Précisant également que plusieurs visions du jumeau numérique coexistent, M. Nys a présenté la définition de la multinationale IBM, laquelle indique qu’un jumeau numérique est une représentation virtuelle d’un objet ou d’un système durant son cycle de vie qui est mise à jour par des données en « temps-réel » (ou proche du temps réel) et qui utilise des données de simulation, de machine learning ou du raisonnement, et ce pour aider à la prise de décision. Le jumeau va en fait approximer, représenter le mieux possible une réalité dans le monde réel.
Pour ce qui est de l’ « Urban (ou City) Digital Twin », aucune définition claire ni d’éléments constitutifs de base n’existent encore réellement aux niveaux national et international. La définition de l’unité géomatique de l’ULiège, dont fait partie M. Nys, précise qu’il s’agit d’un système de systèmes : le premier système (un système d’informations géographiques) est un socle intégrateur d’autres sortes de systèmes. Comme toute infrastructure de données spatiales, différents niveaux co-existent et ce sont ces différents niveaux qui caractérisent le digital twin. Chaque partie de cette infrastructure va pouvoir être interopérable afin que le système de base intègre le plus de systèmes possibles, que ces systèmes communiquent entre eux, et qu’on aboutisse à un processus de décision.
Différentes phases sont à l’œuvre : tout d’abord l’import de tous les sous-systèmes dans le système, la modélisation dans un second temps et puis, dans un troisième temps, la définition des applications qui sont des couches/des systèmes qu’on rajoute au système de base. On compte aussi une phase de maintenance et de stockage. Enfin, une fois que tout est intégré, on veille à rendre cela disponible pour tous les autres utilisateurs et/ou les citoyens, à
travers la phase de publicité de l’information structurée.
M. Nys a enfin indiqué que l’utilisation du terme Digital Twin est actuellement un peu abusive : un « vrai » Digital Twin devrait pouvoir partir du modèle urbain numérique [city model / digital world] et avoir une influence sur le monde réel [actuateur] (en opposition au Digital Shadow [senseurs par exemple]). Ce à quoi on aboutira dans un horizon de dix ou quinze ans.
Une fois n’est pas coutume, l’inspiration des pouvoirs locaux nous est venue de France. Christelle Gibon, Responsable Projets Innovants de Rennes Métropole, a expliqué la démarche de la métropole bretonne quant aux jumeaux numériques.
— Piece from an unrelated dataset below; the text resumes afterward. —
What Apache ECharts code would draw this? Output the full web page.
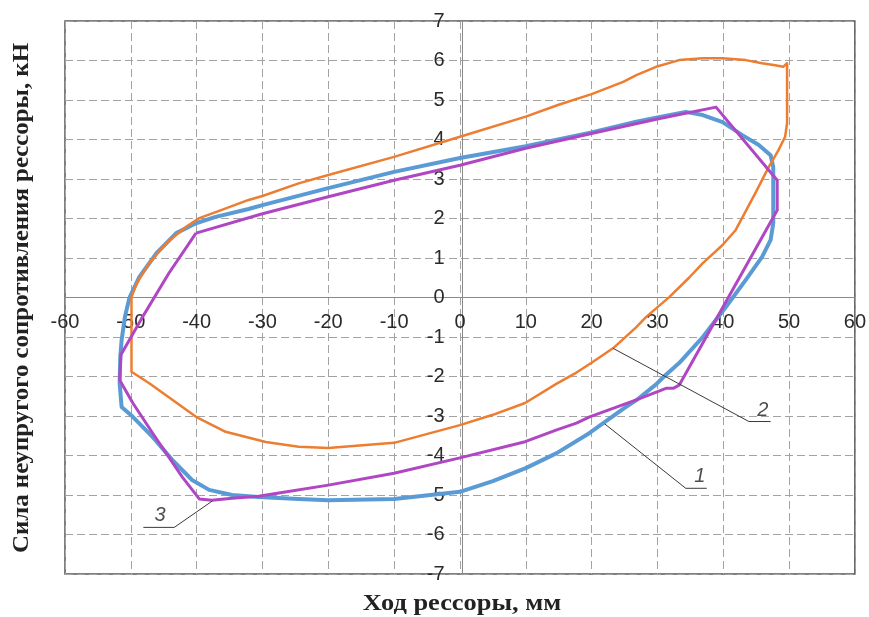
<!DOCTYPE html>
<html>
<head>
<meta charset="utf-8">
<script src="https://cdn.jsdelivr.net/npm/echarts@6/dist/echarts.min.js"></script>
<style>
  html, body { margin: 0; padding: 0; background: #fff; }
  #chart { width: 869px; height: 617px; }
</style>
</head>
<body>
<div id="chart"></div>
<script>
// Hysteresis loops of spring inelastic resistance force (kN) vs spring travel (mm)
const xTicks = [-60, -50, -40, -30, -20, -10, 0, 10, 20, 30, 40, 50, 60];
const yTicks = [-7, -6, -5, -4, -3, -2, -1, 0, 1, 2, 3, 4, 5, 6, 7];

// Curve 1 (blue): measured loop
const curve1 = [
  [-50.2, 0.0], [-48.7, 0.52], [-46.1, 1.12], [-43.1, 1.63], [-40.1, 1.88], [-37.1, 2.04],
  [-32.1, 2.24], [-30, 2.34], [-20, 2.77], [-10, 3.18], [0, 3.53], [10, 3.83],
  [20, 4.18], [26.8, 4.45], [30, 4.56], [34.3, 4.70], [36.9, 4.62], [39.9, 4.44],
  [42.9, 4.11], [45.4, 3.86], [47.2, 3.6], [47.6, 3.3], [47.6, 2.46], [47.6, 1.88],
  [47.2, 1.46], [45.9, 1.03], [43.4, 0.44], [40.4, -0.24], [36.9, -1.0], [33.3, -1.66],
  [31, -2.0], [29.8, -2.2], [26.8, -2.6], [24.8, -2.82], [19.7, -3.43], [14.7, -3.94],
  [10, -4.32], [5, -4.65], [0, -4.92], [-10, -5.1], [-20, -5.13], [-24.5, -5.1],
  [-30.6, -5.05], [-34.6, -5.0], [-38.1, -4.87], [-40.7, -4.62], [-43.7, -4.11],
  [-46.7, -3.53], [-49.7, -3.02], [-51.4, -2.77], [-51.7, -2.17], [-51.6, -1.5],
  [-51.4, -1.08], [-50.9, -0.49], [-50.2, 0.0]
];

// Curve 2 (orange): measured loop
const curve2 = [
  [-49.9, 0.01], [-49.1, 0.36], [-47.2, 0.87], [-44.6, 1.38], [-41.6, 1.79], [-39.6, 2.01],
  [-37.1, 2.16], [-32.1, 2.47], [-30, 2.57], [-24.5, 2.89], [-20, 3.1], [-10, 3.56],
  [0, 4.07], [10, 4.58], [15, 4.88], [20, 5.15], [24.8, 5.46], [26.8, 5.63],
  [29.8, 5.84], [33.3, 6.01], [36.9, 6.06], [39.9, 6.06], [43.4, 6.01], [45.9, 5.93],
  [47.9, 5.88], [49.1, 5.84], [49.7, 5.93], [49.7, 5.68], [49.7, 4.41], [49.4, 4.07],
  [48.4, 3.73], [46.9, 3.3], [44.9, 2.65], [41.9, 1.71], [39.9, 1.33], [36.9, 0.87],
  [34.8, 0.5], [31.8, 0.01], [28.3, -0.49], [26.8, -0.75], [23.3, -1.28], [20, -1.65],
  [17.7, -1.9], [14.7, -2.18], [9.9, -2.67], [5, -2.97], [0, -3.23], [-10, -3.68],
  [-20, -3.81], [-24.5, -3.78], [-29.5, -3.66], [-35.6, -3.40], [-40.1, -3.02],
  [-43.7, -2.59], [-47.2, -2.17], [-49.9, -1.88], [-49.9, 0.01]
];

// Curve 3 (purple): piecewise model loop
const curve3 = [
  [-40.1, 1.63], [-30, 2.12], [-20, 2.55], [-10, 2.97], [0, 3.35], [10, 3.78],
  [20, 4.15], [30, 4.52], [38.9, 4.82], [48.2, 2.97], [48.2, 2.21], [33.3, -2.22],
  [32.4, -2.30], [31.3, -2.30], [26.8, -2.59], [19.7, -3.02], [17.7, -3.18],
  [14.7, -3.35], [9.9, -3.65], [0, -4.06], [-10, -4.45], [-20, -4.75], [-27.5, -4.95],
  [-30.6, -5.03], [-34.6, -5.08], [-37.7, -5.13], [-39.6, -5.10], [-42.2, -4.54],
  [-46.7, -3.43], [-49.7, -2.67], [-51.7, -2.09], [-51.5, -1.45], [-48.2, -0.49],
  [-44.2, 0.62], [-40.1, 1.63]
];

// Callout leaders and their numbers
const leader1 = [[22.0, -3.2], [34.3, -4.83], [37.5, -4.83]];
const leader2 = [[23.3, -1.29], [43.9, -3.14], [47.2, -3.14]];
const leader3 = [[-37.6, -5.15], [-43.4, -5.82], [-48.1, -5.82]];
const calloutNames = ['1', '2', '3'];
const calloutPos = [[36.45, -4.54], [46.0, -2.85], [-45.55, -5.51]];

const xTitle = 'Ход рессоры, мм';
const yTitle = 'Сила неупругого сопротивления рессоры, кН';

const chart = echarts.init(document.getElementById('chart'), null, { renderer: 'canvas' });

// plot box in pixels
const G = { left: 65, right: 9, top: 21, bottom: 43 };
const plotW = 869 - G.left - G.right;
const plotH = 617 - G.top - G.bottom;
// shift the axes from the box edges to the zero lines
const xAxisShift = -plotH * (0 - yTicks[0]) / (yTicks[yTicks.length - 1] - yTicks[0]);
const yAxisShift = -plotW * (0 - xTicks[0]) / (xTicks[xTicks.length - 1] - xTicks[0]);

const gridDash = { color: '#a3a3a3', width: 1, type: [8, 4] };
const tickFont = { fontFamily: '"Liberation Sans", Arial, sans-serif', fontSize: 20, color: '#2a2a2a' };

function leaderSeries(data) {
  return {
    type: 'line', data: data, symbol: 'none', silent: true, z: 5,
    lineStyle: { color: '#3a3a3a', width: 1 }, animation: false
  };
}

chart.setOption({
  animation: false,
  backgroundColor: '#ffffff',
  grid: {
    left: G.left, right: G.right, top: G.top, bottom: G.bottom,
    show: true, borderColor: '#555555', borderWidth: 1.5, backgroundColor: 'transparent'
  },
  xAxis: {
    type: 'value', min: xTicks[0], max: xTicks[xTicks.length - 1], interval: 10,
    position: 'bottom', offset: xAxisShift,
    axisLine: { onZero: false, lineStyle: { color: '#8a8a8a', width: 1 } },
    axisTick: { show: false },
    axisLabel: Object.assign({ margin: 15, showMinLabel: true, showMaxLabel: true }, tickFont),
    splitLine: { show: true, lineStyle: gridDash }
  },
  yAxis: {
    type: 'value', min: yTicks[0], max: yTicks[yTicks.length - 1], interval: 1,
    position: 'left', offset: yAxisShift,
    axisLine: { onZero: false, lineStyle: { color: '#8a8a8a', width: 1 } },
    axisTick: { show: false },
    axisLabel: Object.assign({ margin: 18, showMinLabel: true, showMaxLabel: true }, tickFont),
    splitLine: { show: true, lineStyle: gridDash }
  },
  series: [
    {
      name: '1', type: 'line', data: curve1, symbol: 'none', z: 2,
      lineStyle: { color: '#5b9bd5', width: 4, join: 'round' }
    },
    {
      name: '2', type: 'line', data: curve2, symbol: 'none', z: 3,
      lineStyle: { color: '#ed7d31', width: 2.5, join: 'round' }
    },
    {
      name: '3', type: 'line', data: curve3, symbol: 'none', z: 4,
      lineStyle: { color: '#b046c4', width: 3, join: 'round' }
    },
    leaderSeries(leader1),
    leaderSeries(leader2),
    leaderSeries(leader3),
    {
      type: 'scatter', symbolSize: 0, silent: true, z: 6,
      data: calloutNames.map((n, i) => ({ name: n, value: calloutPos[i] })),
      label: {
        show: true, position: 'inside', formatter: '{b}',
        fontFamily: '"Liberation Sans", Arial, sans-serif', fontStyle: 'italic',
        fontSize: 20, color: '#222'
      }
    }
  ],
  graphic: [
    {
      type: 'text', x: 462, y: 604, scaleX: 1.1,
      style: {
        text: xTitle, font: 'bold 24px "Liberation Serif", "Times New Roman", serif',
        fill: '#222', textAlign: 'center', textVerticalAlign: 'middle',
        align: 'center', verticalAlign: 'middle'
      }
    },
    {
      type: 'text', x: 22, y: 298, rotation: Math.PI / 2, scaleX: 1.08,
      style: {
        text: yTitle, font: 'bold 23px "Liberation Serif", "Times New Roman", serif',
        fill: '#222', textAlign: 'center', textVerticalAlign: 'middle',
        align: 'center', verticalAlign: 'middle'
      }
    }
  ]
});
</script>
</body>
</html>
Pour Rennes, le jumeau numérique permet de décrire, représenter, analyser et modéliser les fonctionnements urbains.
La volonté était d’aborder le territoire dans une approche systémique, en ajoutant des données (de mobilité, de qualité de l’air, de démographie, …) sur une maquette 3D. On a associé à cet ensemble de données des outils d’exploitation et de coopération pour aider à la décision.
Cette notion de jumeau numérique est en réalité le fruit de vingt années de travail au cours desquelles on a utilisé une maquette 3D du territoire pour des usages grand public (communication territoriale) puis, progressivement, on a glissé sur des formes de concertations urbaines. Madame Gibon dit s’être rendu compte que la maquette 3D était un déclencheur de débat qui favorisait l’engagement des citoyens. De là sont nées des promenades urbaines, des dispositifs ludiques pour des publics plus jeunes (RennesCraft) pour initier à l’urbanisme, … La maquette favorisait par ailleurs le développement économique et l’attractivité du territoire (lors de la visite de délégations, de salons, …) mais aussi la décision grâce à la modélisation des fonctionnements urbains (modélisation du bruit, simulation de la crue centennale, …) et à la simulation des effets des politiques publiques pour éventuellement les ajuster.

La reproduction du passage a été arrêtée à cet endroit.